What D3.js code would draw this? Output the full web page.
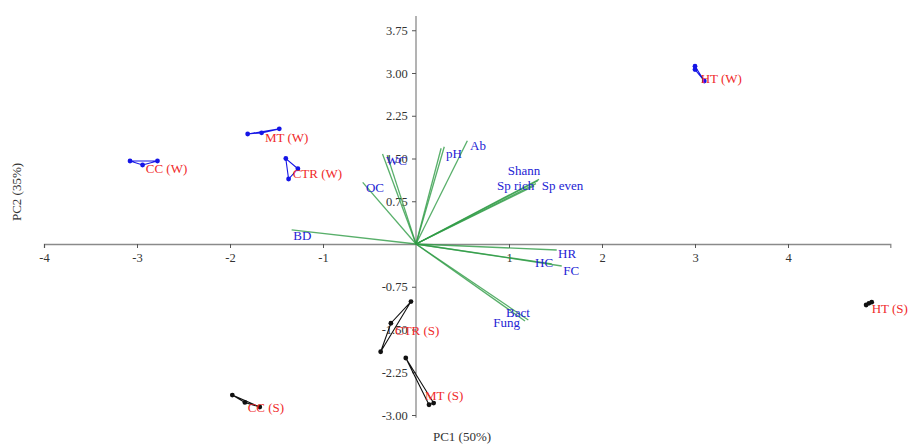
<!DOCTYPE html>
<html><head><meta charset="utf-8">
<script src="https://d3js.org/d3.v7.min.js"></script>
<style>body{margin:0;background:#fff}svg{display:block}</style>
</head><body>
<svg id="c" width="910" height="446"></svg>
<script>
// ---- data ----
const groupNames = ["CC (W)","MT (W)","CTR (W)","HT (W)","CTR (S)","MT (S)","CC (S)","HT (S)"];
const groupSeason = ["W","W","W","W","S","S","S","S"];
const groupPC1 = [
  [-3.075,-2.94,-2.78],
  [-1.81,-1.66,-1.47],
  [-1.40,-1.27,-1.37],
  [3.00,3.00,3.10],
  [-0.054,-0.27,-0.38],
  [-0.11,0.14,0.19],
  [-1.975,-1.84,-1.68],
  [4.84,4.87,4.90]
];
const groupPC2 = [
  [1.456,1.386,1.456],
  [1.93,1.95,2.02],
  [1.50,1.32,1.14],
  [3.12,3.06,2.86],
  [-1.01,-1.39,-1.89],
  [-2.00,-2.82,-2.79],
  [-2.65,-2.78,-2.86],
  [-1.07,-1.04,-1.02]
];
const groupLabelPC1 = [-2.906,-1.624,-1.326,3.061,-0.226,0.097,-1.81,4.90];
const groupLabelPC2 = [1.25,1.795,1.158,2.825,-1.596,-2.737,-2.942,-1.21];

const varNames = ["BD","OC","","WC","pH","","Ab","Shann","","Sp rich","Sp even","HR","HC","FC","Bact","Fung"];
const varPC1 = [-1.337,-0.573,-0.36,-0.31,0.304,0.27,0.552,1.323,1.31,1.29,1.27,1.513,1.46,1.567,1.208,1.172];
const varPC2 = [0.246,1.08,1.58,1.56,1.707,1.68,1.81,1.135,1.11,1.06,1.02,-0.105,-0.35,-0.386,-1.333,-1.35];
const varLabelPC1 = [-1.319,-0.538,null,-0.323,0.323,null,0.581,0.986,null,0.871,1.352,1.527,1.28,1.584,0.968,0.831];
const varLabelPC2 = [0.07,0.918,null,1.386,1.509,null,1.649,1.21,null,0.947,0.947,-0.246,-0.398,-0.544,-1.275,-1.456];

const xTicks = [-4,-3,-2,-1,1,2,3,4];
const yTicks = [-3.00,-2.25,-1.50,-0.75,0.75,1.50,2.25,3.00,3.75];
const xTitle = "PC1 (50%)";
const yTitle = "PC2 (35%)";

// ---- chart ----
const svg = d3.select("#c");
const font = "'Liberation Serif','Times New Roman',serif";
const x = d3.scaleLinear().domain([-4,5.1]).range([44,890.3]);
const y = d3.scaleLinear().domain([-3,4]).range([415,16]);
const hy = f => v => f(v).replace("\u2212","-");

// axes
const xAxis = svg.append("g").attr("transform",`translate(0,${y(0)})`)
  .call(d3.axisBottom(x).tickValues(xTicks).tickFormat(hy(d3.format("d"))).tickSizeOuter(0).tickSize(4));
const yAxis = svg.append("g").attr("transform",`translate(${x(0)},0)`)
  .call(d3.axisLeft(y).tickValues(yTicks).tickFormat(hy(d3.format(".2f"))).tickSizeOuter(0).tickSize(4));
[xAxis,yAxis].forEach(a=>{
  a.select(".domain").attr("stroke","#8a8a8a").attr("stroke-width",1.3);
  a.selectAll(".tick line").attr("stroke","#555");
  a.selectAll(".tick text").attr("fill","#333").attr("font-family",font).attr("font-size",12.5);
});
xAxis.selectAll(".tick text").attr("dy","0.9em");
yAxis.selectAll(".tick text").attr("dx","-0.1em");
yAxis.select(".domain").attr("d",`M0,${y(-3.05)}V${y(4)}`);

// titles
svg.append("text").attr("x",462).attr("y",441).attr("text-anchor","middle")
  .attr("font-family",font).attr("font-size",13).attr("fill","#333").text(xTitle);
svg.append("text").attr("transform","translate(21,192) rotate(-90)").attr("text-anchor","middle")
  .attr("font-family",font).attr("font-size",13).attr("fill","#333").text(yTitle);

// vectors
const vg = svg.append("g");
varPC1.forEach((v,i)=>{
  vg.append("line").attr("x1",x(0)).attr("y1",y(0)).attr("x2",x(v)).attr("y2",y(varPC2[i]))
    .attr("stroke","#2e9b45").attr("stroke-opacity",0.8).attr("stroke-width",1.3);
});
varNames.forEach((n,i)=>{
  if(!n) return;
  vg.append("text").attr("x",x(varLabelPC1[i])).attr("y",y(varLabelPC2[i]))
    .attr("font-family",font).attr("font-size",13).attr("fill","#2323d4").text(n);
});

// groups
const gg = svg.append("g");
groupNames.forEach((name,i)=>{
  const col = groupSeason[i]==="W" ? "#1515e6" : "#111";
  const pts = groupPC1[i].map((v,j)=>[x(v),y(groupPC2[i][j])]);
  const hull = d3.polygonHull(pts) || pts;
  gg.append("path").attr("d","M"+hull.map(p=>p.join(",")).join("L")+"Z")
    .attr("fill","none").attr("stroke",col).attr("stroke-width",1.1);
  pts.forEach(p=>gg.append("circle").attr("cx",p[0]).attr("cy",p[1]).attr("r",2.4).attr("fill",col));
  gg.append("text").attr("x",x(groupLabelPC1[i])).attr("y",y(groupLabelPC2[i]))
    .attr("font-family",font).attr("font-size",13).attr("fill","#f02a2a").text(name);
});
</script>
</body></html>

--------------------------------

=== PROBLEM REQUIREMENTS ===
Without the pictures, retype the whole of the material above exactly.

=== OUTPUT OF THE TASK ===
What D3.js code would draw this? Output the full web page.
<!DOCTYPE html>
<html><head><meta charset="utf-8">
<script src="https://d3js.org/d3.v7.min.js"></script>
<style>body{margin:0;background:#fff}svg{display:block}</style>
</head><body>
<svg id="c" width="910" height="446"></svg>
<script>
// ---- data ----
const groupNames = ["CC (W)","MT (W)","CTR (W)","HT (W)","CTR (S)","MT (S)","CC (S)","HT (S)"];
const groupSeason = ["W","W","W","W","S","S","S","S"];
const groupPC1 = [
  [-3.075,-2.94,-2.78],
  [-1.81,-1.66,-1.47],
  [-1.40,-1.27,-1.37],
  [3.00,3.00,3.10],
  [-0.054,-0.27,-0.38],
  [-0.11,0.14,0.19],
  [-1.975,-1.84,-1.68],
  [4.84,4.87,4.90]
];
const groupPC2 = [
  [1.456,1.386,1.456],
  [1.93,1.95,2.02],
  [1.50,1.32,1.14],
  [3.12,3.06,2.86],
  [-1.01,-1.39,-1.89],
  [-2.00,-2.82,-2.79],
  [-2.65,-2.78,-2.86],
  [-1.07,-1.04,-1.02]
];
const groupLabelPC1 = [-2.906,-1.624,-1.326,3.061,-0.226,0.097,-1.81,4.90];
const groupLabelPC2 = [1.25,1.795,1.158,2.825,-1.596,-2.737,-2.942,-1.21];

const varNames = ["BD","OC","","WC","pH","","Ab","Shann","","Sp rich","Sp even","HR","HC","FC","Bact","Fung"];
const varPC1 = [-1.337,-0.573,-0.36,-0.31,0.304,0.27,0.552,1.323,1.31,1.29,1.27,1.513,1.46,1.567,1.208,1.172];
const varPC2 = [0.246,1.08,1.58,1.56,1.707,1.68,1.81,1.135,1.11,1.06,1.02,-0.105,-0.35,-0.386,-1.333,-1.35];
const varLabelPC1 = [-1.319,-0.538,null,-0.323,0.323,null,0.581,0.986,null,0.871,1.352,1.527,1.28,1.584,0.968,0.831];
const varLabelPC2 = [0.07,0.918,null,1.386,1.509,null,1.649,1.21,null,0.947,0.947,-0.246,-0.398,-0.544,-1.275,-1.456];

const xTicks = [-4,-3,-2,-1,1,2,3,4];
const yTicks = [-3.00,-2.25,-1.50,-0.75,0.75,1.50,2.25,3.00,3.75];
const xTitle = "PC1 (50%)";
const yTitle = "PC2 (35%)";

// ---- chart ----
const svg = d3.select("#c");
const font = "'Liberation Serif','Times New Roman',serif";
const x = d3.scaleLinear().domain([-4,5.1]).range([44,890.3]);
const y = d3.scaleLinear().domain([-3,4]).range([415,16]);
const hy = f => v => f(v).replace("\u2212","-");

// axes
const xAxis = svg.append("g").attr("transform",`translate(0,${y(0)})`)
  .call(d3.axisBottom(x).tickValues(xTicks).tickFormat(hy(d3.format("d"))).tickSizeOuter(0).tickSize(4));
const yAxis = svg.append("g").attr("transform",`translate(${x(0)},0)`)
  .call(d3.axisLeft(y).tickValues(yTicks).tickFormat(hy(d3.format(".2f"))).tickSizeOuter(0).tickSize(4));
[xAxis,yAxis].forEach(a=>{
  a.select(".domain").attr("stroke","#8a8a8a").attr("stroke-width",1.3);
  a.selectAll(".tick line").attr("stroke","#555");
  a.selectAll(".tick text").attr("fill","#333").attr("font-family",font).attr("font-size",12.5);
});
xAxis.selectAll(".tick text").attr("dy","0.9em");
yAxis.selectAll(".tick text").attr("dx","-0.1em");
yAxis.select(".domain").attr("d",`M0,${y(-3.05)}V${y(4)}`);

// titles
svg.append("text").attr("x",462).attr("y",441).attr("text-anchor","middle")
  .attr("font-family",font).attr("font-size",13).attr("fill","#333").text(xTitle);
svg.append("text").attr("transform","translate(21,192) rotate(-90)").attr("text-anchor","middle")
  .attr("font-family",font).attr("font-size",13).attr("fill","#333").text(yTitle);

// vectors
const vg = svg.append("g");
varPC1.forEach((v,i)=>{
  vg.append("line").attr("x1",x(0)).attr("y1",y(0)).attr("x2",x(v)).attr("y2",y(varPC2[i]))
    .attr("stroke","#2e9b45").attr("stroke-opacity",0.8).attr("stroke-width",1.3);
});
varNames.forEach((n,i)=>{
  if(!n) return;
  vg.append("text").attr("x",x(varLabelPC1[i])).attr("y",y(varLabelPC2[i]))
    .attr("font-family",font).attr("font-size",13).attr("fill","#2323d4").text(n);
});

// groups
const gg = svg.append("g");
groupNames.forEach((name,i)=>{
  const col = groupSeason[i]==="W" ? "#1515e6" : "#111";
  const pts = groupPC1[i].map((v,j)=>[x(v),y(groupPC2[i][j])]);
  const hull = d3.polygonHull(pts) || pts;
  gg.append("path").attr("d","M"+hull.map(p=>p.join(",")).join("L")+"Z")
    .attr("fill","none").attr("stroke",col).attr("stroke-width",1.1);
  pts.forEach(p=>gg.append("circle").attr("cx",p[0]).attr("cy",p[1]).attr("r",2.4).attr("fill",col));
  gg.append("text").attr("x",x(groupLabelPC1[i])).attr("y",y(groupLabelPC2[i]))
    .attr("font-family",font).attr("font-size",13).attr("fill","#f02a2a").text(name);
});
</script>
</body></html>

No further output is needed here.